There’s $10 million to the Rocky Mountain Institute. I suppose this can help Amory Lovins keep us from discovering a source of clean, cheap, abundant energy because of what we would do with it. Perhaps it will also keep him in the lifestyle he’s become accustomed to. That link is to an Atomic Insights post where Rod Adams gives an assessment of Lovins’ compensation:
As a former commissioned naval officer, I have an intimate knowledge of the salary and bonus tables for members of the armed services. Your compensation may have been set based on a rigorous arms-length consultancy process, but the end result of that process is that your reward for running a tax-exempt non-profit organization with annual total revenues that have varied between $7-$15 million and a total employee head count of less than 100 has been a compensation package that substantially exceeds that of a four star admiral or general.
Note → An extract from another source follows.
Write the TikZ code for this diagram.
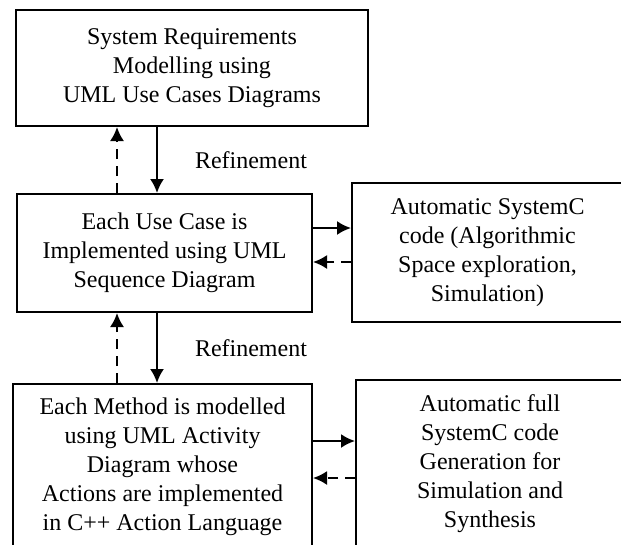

I think that is significant, especially the part about your organization being one that depends on tax-exempt contributions and pays no taxes of its own. Apparently producing large quantities of antinuclear energy information is a well rewarded profession.
Publisher, Atomic Insights
There’s $43 million to The Solutions Project. That’s Mark Jacobson’s outfit which was founded with support from Mark Ruffalo and Leonardo DiCaprio. I’ve warned you that despite his idiotic lawsuit, he’s not going away. It looks like obtaining funding from a sugar daddy like Bezos is a lot more lucrative and a lot less risky than trying to shake down a settlement out of Christopher Clack and the PNAS. I’ll bet they’re going to have a wild Christmas party this year.
Hey Jeff. If you’re looking for small $1 million or so organizations to drop some pocket change on, you might consider Michael Shellenberger’s Environmental progress. Of course Shellenberger has said he might soon be getting around to writing about how Amazon is using wind tax credits as a tax shelter. Go to 29 minutes in:
Despite claims from various green proponents to the contrary, I haven’t seen any evidence that his integrity is for sale. But if you could somehow pay him off with say, a successful second gubernatorial run, the residents of California would likely benefit greatly.